Adams Papers

From Thomas Welsh to John Adams, 6 January 1794

From Thomas Welsh

Boston Jany 6. 1794.

Dear Sir

This will be delivered by Dr Appleton who has been my particular Friend ever since we were fellow Students at the University; I shall feel myself greatly obliged if you will be so good as to introduce him to the President.1

The Doctor is able to give you Information of the State of Things here, of the Impression which the Accounts of the Peace procured for the Portuguese made upon the Merchants here; of the State of Electioneering for Governor;2 of the Zeal, Industry, and Progress of The Democratic Club. &c—

Columbus you perceive has been clumsily and feebly I may say hypocritically assailed by Sullivan under the Signature of Americanus. Barnaveld, however has sallyed forth and with trusty weapons is making mortal Thrusts into the Vitals of his Adversary.

The old Patriot remains as motionless as a Statue he has never acted upon Dannery’s Application3

Mr Welsh & I were at Quincy last Friday being the 3d Inst. Mrs Adams is very well. I think I have not seen her Countenance more healthy for three or four Years. my Daughter Charlotte is with her on a Visit.

I am Sr: with great Respect your Humble. Sr

Thomas Welsh

RC (Adams Papers); internal address: “The Vice President of The United States.”

1Born in Boston, Dr. Nathaniel Walker Appleton (1755–1795), Harvard 1773, was instrumental in producing the Massachusetts Medical Society’s publications (DAB description begins Allen Johnson, Dumas Malone, and others, eds., Dictionary of American Biography, New York, 1928–1936; repr. New York, 1955–1980; 10 vols. plus index and supplements. description ends ).

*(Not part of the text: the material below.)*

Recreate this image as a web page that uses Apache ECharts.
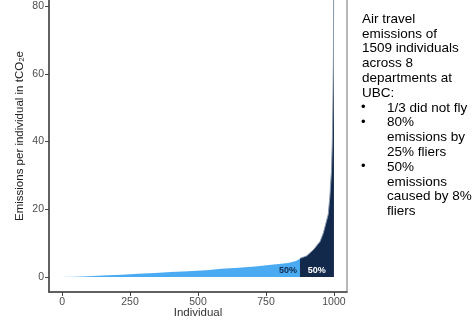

2For the Massachusetts gubernatorial election results, see Welsh’s 31 March letter, and note 4, below.

3Beginning in Nov. 1793, JQA issued several essays in the local press, commenting on domestic and foreign affairs. At first, he wrote five pieces as Columbus, portions of which were widely republished, for example, in the New York American Minerva, 16, 17, 19, 21, 23, 24 Dec., and the New York Daily Advertiser, 17, 28, 30 Dec., 1, 2 Jan. 1794. He resumed the same themes in four essays as Barneveld, which appeared in the Boston Independent Chronicle, 26 Dec. 1793, 2, 6, 16 Jan. 1794. JQA lashed out at the behavior of Edmond Charles Genet, and supported the president’s flexing of executive power to dismiss Antoine Charbonnet Duplaine, the French vice consul at Boston. Massachusetts attorney general James Sullivan replied as Americanus with six essays printed in the Boston Independent Chronicle, 19, 23, 26, 30 Dec. 1793, 2, 6 Jan. 1794. “Columbus and Barneveld were both written with Elegance and Spirit and the poor Wretches who so justly fell under their Lashes were never before nor Since so exemplarily and so justly punished,” JA observed in a 4 Feb. letter to AA.

The debate reignited questions about the status and interpretation of Franco-American treaties and about the chief executive’s power to dismiss a foreign minister. Jean Baptiste Thomas Dannery (1744–1806), the French consul at Boston, appealed to Gov. Samuel Adams and the Mass. General Court, seeking intervention and enclosing an English translation of Genet’s 27 Oct. 1793 letter to Thomas Jefferson stating the issue. Despite mounting political pressure and widepread newspaper coverage, Adams, the “old Patriot,” took no action in the matter (AFC description begins Adams Family Correspondence, ed. L. H. Butterfield, Marc Friedlaender, Richard Alan Ryerson, Margaret A. Hogan, Sara Martin, Hobson Woodward, and others, Cambridge, 1963– . description ends , 9:469; 10:1, 11, 67; 11:469; Jefferson, Papers description begins The Papers of Thomas Jefferson, ed. Julian P. Boyd, Charles T. Cullen, John Catanzariti, Barbara B. Oberg, James P. McClure, and others, Princeton, N.J., 1950– . description ends , 27:272–274).